** Start SUPPLIED MATERIAL **

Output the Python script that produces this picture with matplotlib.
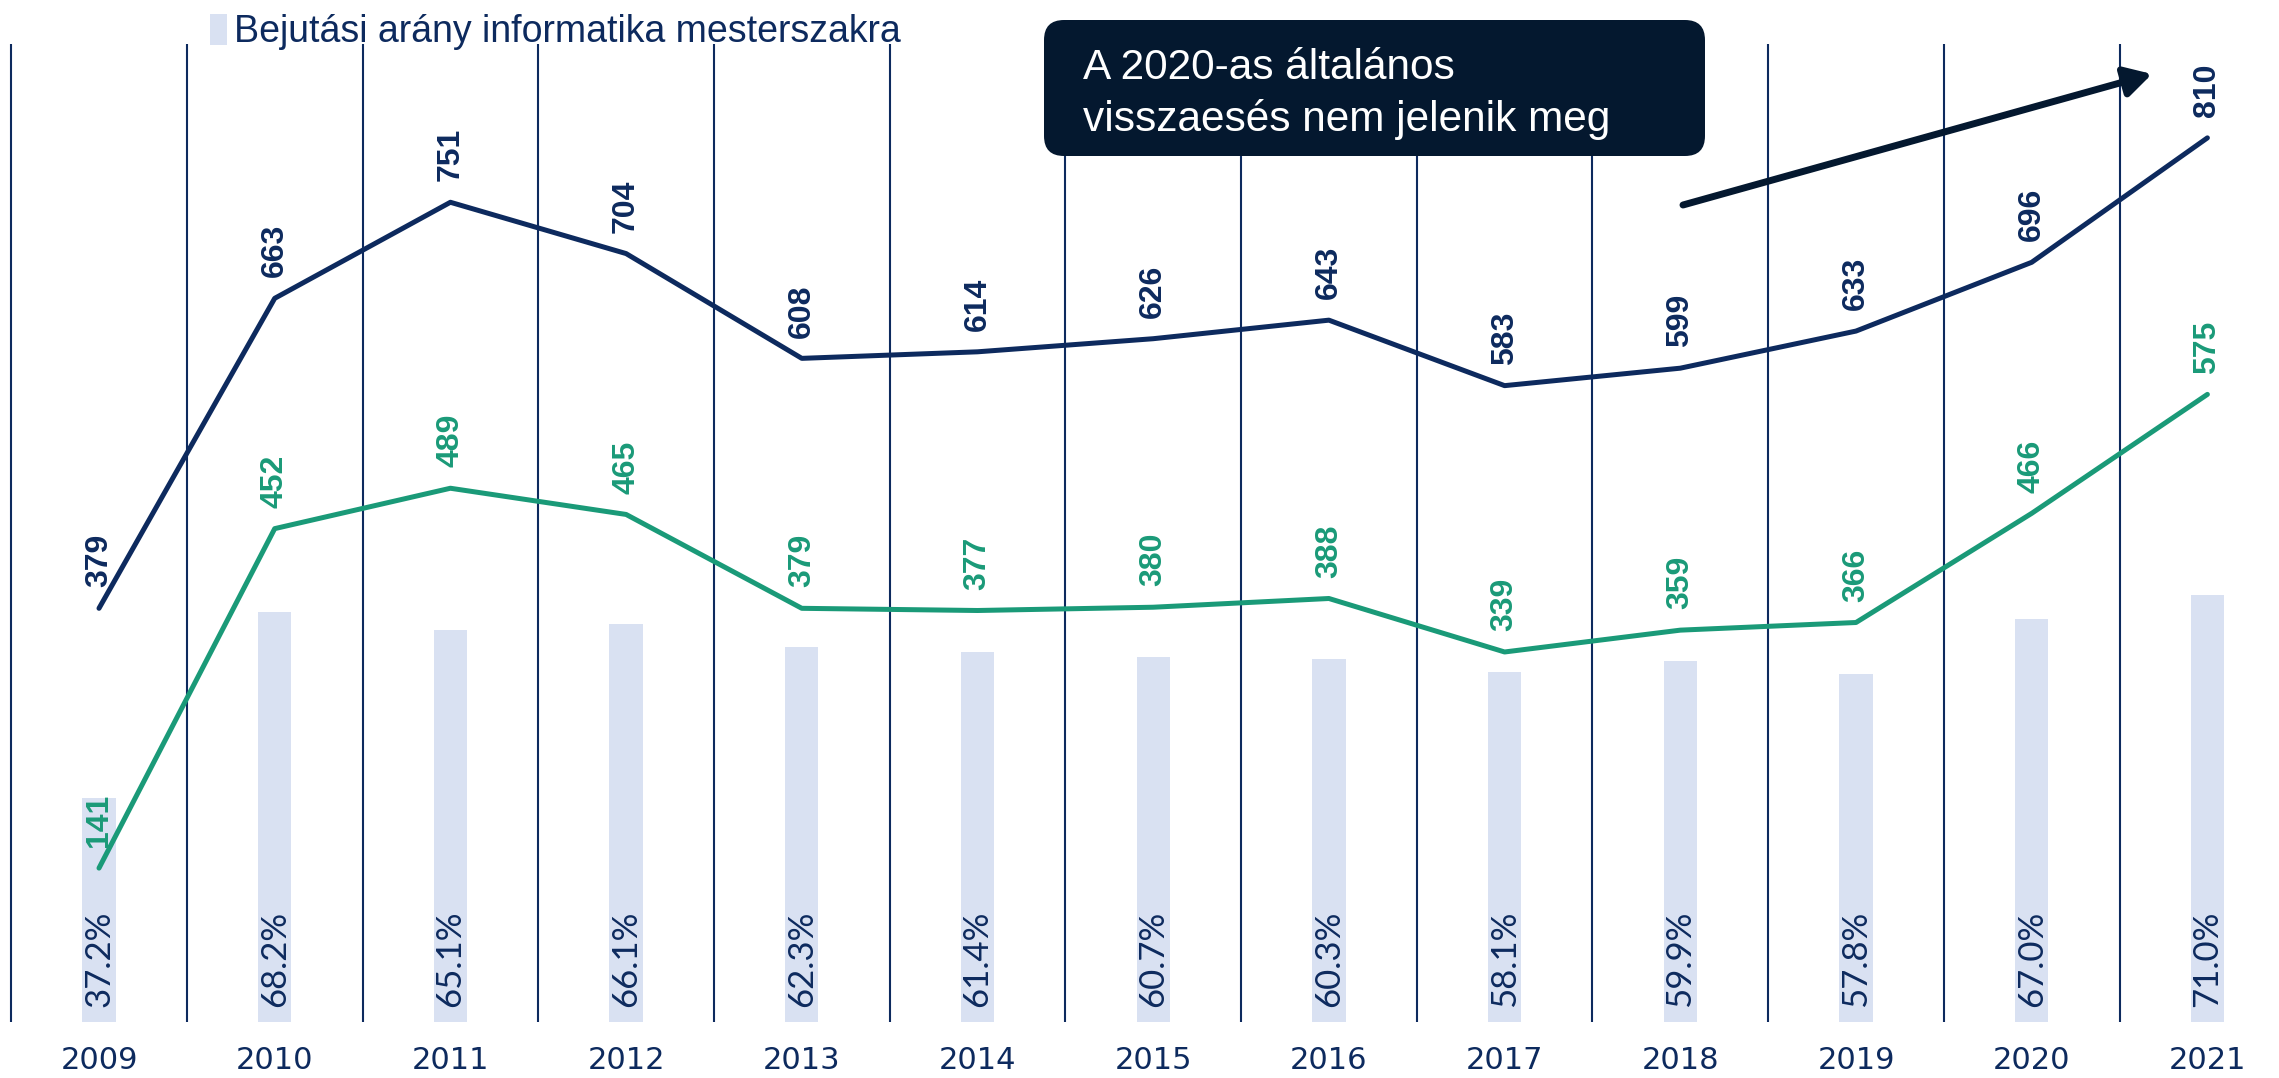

** End SUPPLIED MATERIAL **
** Start SUPPLIED MATERIAL **

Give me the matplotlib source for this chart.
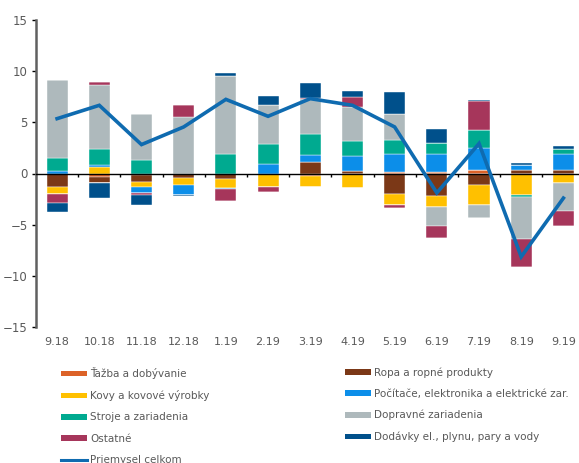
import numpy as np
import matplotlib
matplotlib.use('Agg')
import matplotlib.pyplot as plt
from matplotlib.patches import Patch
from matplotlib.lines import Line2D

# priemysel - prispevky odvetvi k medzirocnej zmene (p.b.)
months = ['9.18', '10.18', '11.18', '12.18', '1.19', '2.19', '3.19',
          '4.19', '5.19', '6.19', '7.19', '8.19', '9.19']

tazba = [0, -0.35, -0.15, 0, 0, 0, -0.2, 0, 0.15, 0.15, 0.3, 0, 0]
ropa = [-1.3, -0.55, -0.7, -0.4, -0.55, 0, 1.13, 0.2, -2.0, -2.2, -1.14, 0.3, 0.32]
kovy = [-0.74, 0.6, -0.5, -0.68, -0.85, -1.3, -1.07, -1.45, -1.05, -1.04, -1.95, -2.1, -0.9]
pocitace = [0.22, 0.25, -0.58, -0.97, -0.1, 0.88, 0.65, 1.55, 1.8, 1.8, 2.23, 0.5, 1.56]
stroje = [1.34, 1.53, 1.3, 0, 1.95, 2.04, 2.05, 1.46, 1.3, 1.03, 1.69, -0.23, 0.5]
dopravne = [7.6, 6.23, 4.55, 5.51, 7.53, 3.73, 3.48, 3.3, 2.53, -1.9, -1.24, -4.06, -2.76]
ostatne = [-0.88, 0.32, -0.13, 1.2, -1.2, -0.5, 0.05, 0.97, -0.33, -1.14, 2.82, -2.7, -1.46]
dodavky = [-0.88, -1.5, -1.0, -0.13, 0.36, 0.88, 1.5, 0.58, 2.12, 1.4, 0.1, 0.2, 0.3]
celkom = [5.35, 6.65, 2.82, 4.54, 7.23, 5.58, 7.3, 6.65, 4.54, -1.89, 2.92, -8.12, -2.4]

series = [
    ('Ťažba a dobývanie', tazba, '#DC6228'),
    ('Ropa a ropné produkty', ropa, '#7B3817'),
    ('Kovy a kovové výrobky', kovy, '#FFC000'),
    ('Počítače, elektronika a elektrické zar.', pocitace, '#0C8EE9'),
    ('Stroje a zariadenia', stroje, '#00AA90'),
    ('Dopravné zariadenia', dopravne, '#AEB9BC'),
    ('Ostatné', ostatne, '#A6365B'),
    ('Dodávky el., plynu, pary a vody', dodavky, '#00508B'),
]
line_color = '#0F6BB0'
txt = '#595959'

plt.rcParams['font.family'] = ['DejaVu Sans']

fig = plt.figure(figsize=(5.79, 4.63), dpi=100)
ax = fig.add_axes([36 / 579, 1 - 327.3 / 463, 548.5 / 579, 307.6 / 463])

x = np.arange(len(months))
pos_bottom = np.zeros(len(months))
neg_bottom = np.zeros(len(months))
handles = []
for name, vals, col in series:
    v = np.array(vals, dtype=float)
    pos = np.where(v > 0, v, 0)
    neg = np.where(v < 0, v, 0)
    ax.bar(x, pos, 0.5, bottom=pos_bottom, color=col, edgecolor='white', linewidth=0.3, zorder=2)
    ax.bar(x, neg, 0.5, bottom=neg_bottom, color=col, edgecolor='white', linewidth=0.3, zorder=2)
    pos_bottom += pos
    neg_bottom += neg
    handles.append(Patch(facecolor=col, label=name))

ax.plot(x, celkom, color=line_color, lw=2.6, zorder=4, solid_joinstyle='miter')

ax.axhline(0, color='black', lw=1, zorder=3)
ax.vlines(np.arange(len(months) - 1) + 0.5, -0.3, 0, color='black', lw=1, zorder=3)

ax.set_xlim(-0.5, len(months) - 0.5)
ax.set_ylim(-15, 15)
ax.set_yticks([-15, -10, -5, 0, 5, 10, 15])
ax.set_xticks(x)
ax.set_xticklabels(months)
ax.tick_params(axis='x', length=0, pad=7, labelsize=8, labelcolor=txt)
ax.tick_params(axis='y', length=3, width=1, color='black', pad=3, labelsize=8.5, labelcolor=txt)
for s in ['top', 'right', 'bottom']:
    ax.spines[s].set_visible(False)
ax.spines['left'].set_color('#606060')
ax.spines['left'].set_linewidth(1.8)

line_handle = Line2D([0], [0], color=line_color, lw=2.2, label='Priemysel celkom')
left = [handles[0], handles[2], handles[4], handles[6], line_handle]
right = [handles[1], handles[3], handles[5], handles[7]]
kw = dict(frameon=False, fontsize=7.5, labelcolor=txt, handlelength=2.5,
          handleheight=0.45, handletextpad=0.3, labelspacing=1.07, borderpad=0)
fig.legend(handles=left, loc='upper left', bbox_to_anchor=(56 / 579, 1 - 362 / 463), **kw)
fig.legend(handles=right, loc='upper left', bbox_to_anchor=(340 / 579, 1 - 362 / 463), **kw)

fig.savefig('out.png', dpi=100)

** End SUPPLIED MATERIAL **

EXERCISE: Nothing but the lines from the one containing "Give me the matplotlib source for this chart." through the one containing "from matplotlib.lines import Line2D" should be written out, exactly and with both ends. Pictures are left out.

RESPONSE TO THIS EXERCISE:
Give me the matplotlib source for this chart.
import numpy as np
import matplotlib
matplotlib.use('Agg')
import matplotlib.pyplot as plt
from matplotlib.patches import Patch
from matplotlib.lines import Line2D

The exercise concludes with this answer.